A decade ago, I wrote a series of entries ranking my favorite albums from 1985 to 2004. My collection has expanded greatly since then, particularly in the last five years. So I wanted to see what has changed in 10 years.

1998 and 1999 were probably the most productive years of the ’90s. 1997 slightly less so. That said, there isn’t much change from the original list, a few shuffles aside.

  1. Cocco, Bougainvillia
  2. Duran Duran, Medazzaland
  3. The Old ’97s, Too Far to Care
  4. Björk, Homogeneic
  5. 10,000 Maniacs, Love Among the Ruins
  6. Soundtrack, The Simpsons: Songs in the Key of Springfield
  7. Molotov, ¿Dónde Jugarán las Niñas?
  8. Bill Frisell, Nashville
  9. Pizzicato Five, Happy End of the World
  10. Prodigy, Fat of the Land

Other favorites from the year:

  • Janet Jackson, The Velvet Rope
  • China Digs, Looking for George …
  • John Taylor, Feelings are Good and Other Lies
  • Jack Ingram, Livin’ and Dyin’
  • Kronos Quartet, Early Music (Lachrymæ Antiquæ)
  • 8 1/2 Souvenirs, Souvonica
  • Sleater-Kinney, Dig Me Out
  • Missy Elliott, Supa Dupa Fly
  • David Bowie, Earthling

I wouldn’t rediscover The Velvet Rope till 2014. I disliked its predecessor, janet., but I was also disappointed Janet didn’t switch up her theme. I’ve come to realize The Velvet Rope was the album I wished janet. would have been.

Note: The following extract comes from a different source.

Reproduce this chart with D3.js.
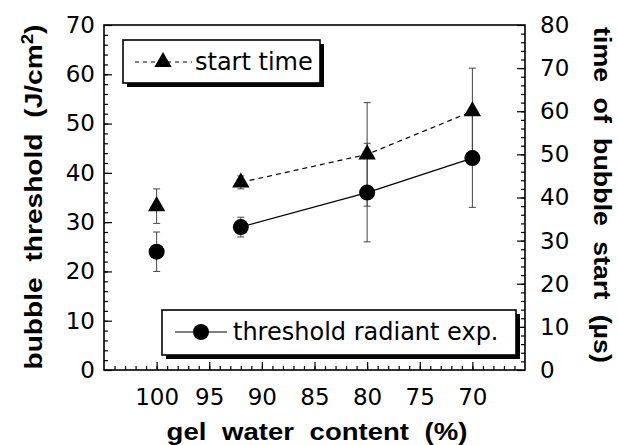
<!DOCTYPE html>
<html>
<head>
<meta charset="utf-8">
<script src="https://cdn.jsdelivr.net/npm/d3@7"></script>
<style>
  html, body { margin: 0; padding: 0; background: #fff; }
  svg { display: block; }
  text { font-family: "DejaVu Sans", sans-serif; fill: #000; }
  .title { font-family: "Liberation Sans", Arial, sans-serif; font-weight: bold; font-size: 24px; }
</style>
</head>
<body>
<svg id="chart" width="618" height="445"></svg>
<script>
// gel water content (%) of each sample
const waterContent = [100, 92, 80, 70];
// bubble threshold radiant exposure (J/cm^2) and its error
const threshold = [24, 29, 36, 43];
const thresholdErr = [4, 2, 10, 10];
// time of bubble start (µs) and its error
const startTime = [38, 43.5, 50, 60];
const startTimeErr = [4, 1.5, 12, 10];
// tick labels
const xTicks = [100, 95, 90, 85, 80, 75, 70];
const yLeftTicks = [0, 10, 20, 30, 40, 50, 60, 70];
const yRightTicks = [0, 10, 20, 30, 40, 50, 60, 70, 80];

const svg = d3.select("#chart");
const m = { left: 104, right: 525, top: 25, bottom: 370 };

const x = d3.scaleLinear().domain([105, 65]).range([m.left, m.right]);
const yL = d3.scaleLinear().domain([0, 70]).range([m.bottom, m.top]);
const yR = d3.scaleLinear().domain([0, 80]).range([m.bottom, m.top]);

const tickFont = "23px";

// axes: minor ticks first, then major ticks with labels
function styleAxis(g) {
  g.select(".domain").remove();
  g.selectAll("line").attr("stroke", "#000").attr("stroke-width", 1.2);
  g.selectAll("text").style("font-size", tickFont).attr("fill", "#000");
}

svg.append("g").attr("transform", `translate(0,${m.bottom})`)
  .call(d3.axisBottom(x).tickValues(d3.range(66, 105, 1)).tickSize(-4).tickFormat(""))
  .call(styleAxis);
svg.append("g").attr("transform", `translate(0,${m.bottom})`)
  .call(d3.axisBottom(x).tickValues(xTicks).tickSize(-8).tickPadding(19).tickFormat(d3.format("d")))
  .call(styleAxis);

svg.append("g").attr("transform", `translate(${m.left},0)`)
  .call(d3.axisLeft(yL).tickValues(d3.range(2, 70, 2)).tickSize(-4).tickFormat(""))
  .call(styleAxis);
svg.append("g").attr("transform", `translate(${m.left},0)`)
  .call(d3.axisLeft(yL).tickValues(yLeftTicks).tickSize(-8).tickPadding(9).tickFormat(d3.format("d")))
  .call(styleAxis);

svg.append("g").attr("transform", `translate(${m.right},0)`)
  .call(d3.axisRight(yR).tickValues(d3.range(2, 80, 2)).tickSize(-4).tickFormat(""))
  .call(styleAxis);
svg.append("g").attr("transform", `translate(${m.right},0)`)
  .call(d3.axisRight(yR).tickValues(yRightTicks).tickSize(-8).tickPadding(15).tickFormat(d3.format("d")))
  .call(styleAxis);

// plot frame
svg.append("rect")
  .attr("x", m.left).attr("y", m.top)
  .attr("width", m.right - m.left).attr("height", m.bottom - m.top)
  .attr("fill", "none").attr("stroke", "#000").attr("stroke-width", 1.6);

// axis titles, stretched horizontally to a given run length
function title(cx, cy, angle, span) {
  const g = svg.append("g");
  const t = g.append("text").attr("class", "title").attr("text-anchor", "middle")
    .style("word-spacing", "7px");
  return {
    t,
    fit() {
      const w = t.node().getBBox().width;
      g.attr("transform", `translate(${cx},${cy}) rotate(${angle}) scale(${span / w},1)`);
    }
  };
}

const xt = title(317, 440, 0, 301);
xt.t.text("gel water content (%)");
xt.fit();

const lt = title(42, 197, -90, 345);
lt.t.append("tspan").text("bubble threshold (J/cm");
lt.t.append("tspan").attr("dy", -9).style("font-size", "16px").text("2");
lt.t.append("tspan").attr("dy", 9).text(")");
lt.fit();

const rt = title(594, 195, 90, 336);
rt.t.text("time of bubble start (µs)");
rt.fit();

const pts = waterContent.map((w, i) => ({
  w, th: threshold[i], thE: thresholdErr[i], st: startTime[i], stE: startTimeErr[i]
}));

// error bars
const capW = 3.5;
function errBars(accY, accE, scale) {
  const g = svg.append("g").attr("stroke", "#444").attr("stroke-width", 1);
  pts.forEach(p => {
    const cx = x(p.w), y1 = scale(accY(p) - accE(p)), y2 = scale(accY(p) + accE(p));
    g.append("line").attr("x1", cx).attr("x2", cx).attr("y1", y1).attr("y2", y2);
    g.append("line").attr("x1", cx - capW).attr("x2", cx + capW).attr("y1", y1).attr("y2", y1);
    g.append("line").attr("x1", cx - capW).attr("x2", cx + capW).attr("y1", y2).attr("y2", y2);
  });
}
errBars(p => p.st, p => p.stE, yR);
errBars(p => p.th, p => p.thE, yL);

// connecting lines (the pure water sample stands alone)
const linked = pts.slice(1);
svg.append("path")
  .attr("d", d3.line().x(p => x(p.w)).y(p => yR(p.st))(linked))
  .attr("fill", "none").attr("stroke", "#000").attr("stroke-width", 1.2)
  .attr("stroke-dasharray", "5,4");
svg.append("path")
  .attr("d", d3.line().x(p => x(p.w)).y(p => yL(p.th))(linked))
  .attr("fill", "none").attr("stroke", "#000").attr("stroke-width", 1.2);

// markers
const tri = d3.symbol().type(d3.symbolTriangle).size(130);
svg.append("g").selectAll("path").data(pts).join("path")
  .attr("d", tri).attr("transform", p => `translate(${x(p.w)},${yR(p.st)})`).attr("fill", "#000");
svg.append("g").selectAll("circle").data(pts).join("circle")
  .attr("cx", p => x(p.w)).attr("cy", p => yL(p.th)).attr("r", 8).attr("fill", "#000");

// legends with drop shadow
function legendBox(x0, y0, w, h) {
  svg.append("rect").attr("x", x0 + 4).attr("y", y0 + 4).attr("width", w).attr("height", h).attr("fill", "#000");
  svg.append("rect").attr("x", x0).attr("y", y0).attr("width", w).attr("height", h)
    .attr("fill", "#fff").attr("stroke", "#000").attr("stroke-width", 1.6);
}

legendBox(123, 40, 197, 43);
svg.append("line").attr("x1", 135).attr("x2", 192).attr("y1", 62).attr("y2", 62)
  .attr("stroke", "#000").attr("stroke-width", 1).attr("stroke-dasharray", "4,4");
svg.append("path").attr("d", tri).attr("transform", "translate(163,62)").attr("fill", "#000");
svg.append("text").attr("x", 195).attr("y", 70).style("font-size", "24px").text("start time");

legendBox(162, 310, 354, 45);
svg.append("line").attr("x1", 175).attr("x2", 227).attr("y1", 332).attr("y2", 332)
  .attr("stroke", "#000").attr("stroke-width", 1.2);
svg.append("circle").attr("cx", 201).attr("cy", 332).attr("r", 8).attr("fill", "#000");
svg.append("text").attr("x", 233).attr("y", 340).style("font-size", "24px").text("threshold radiant exp.");
</script>
</body>
</html>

Earthling is the very first album by David Bowie I’ve ever owned. I actually liked it at the time, but I didn’t love it. So it got cut during a collection purge. My recent deep dive into the his work made me revisit Earthling, and as unlikely as an EDM Bowie album might sound, he makes it work.

Sleater-Kinney and Missy Eliott are retroactive additions to the list. I didn’t explore their works until recently.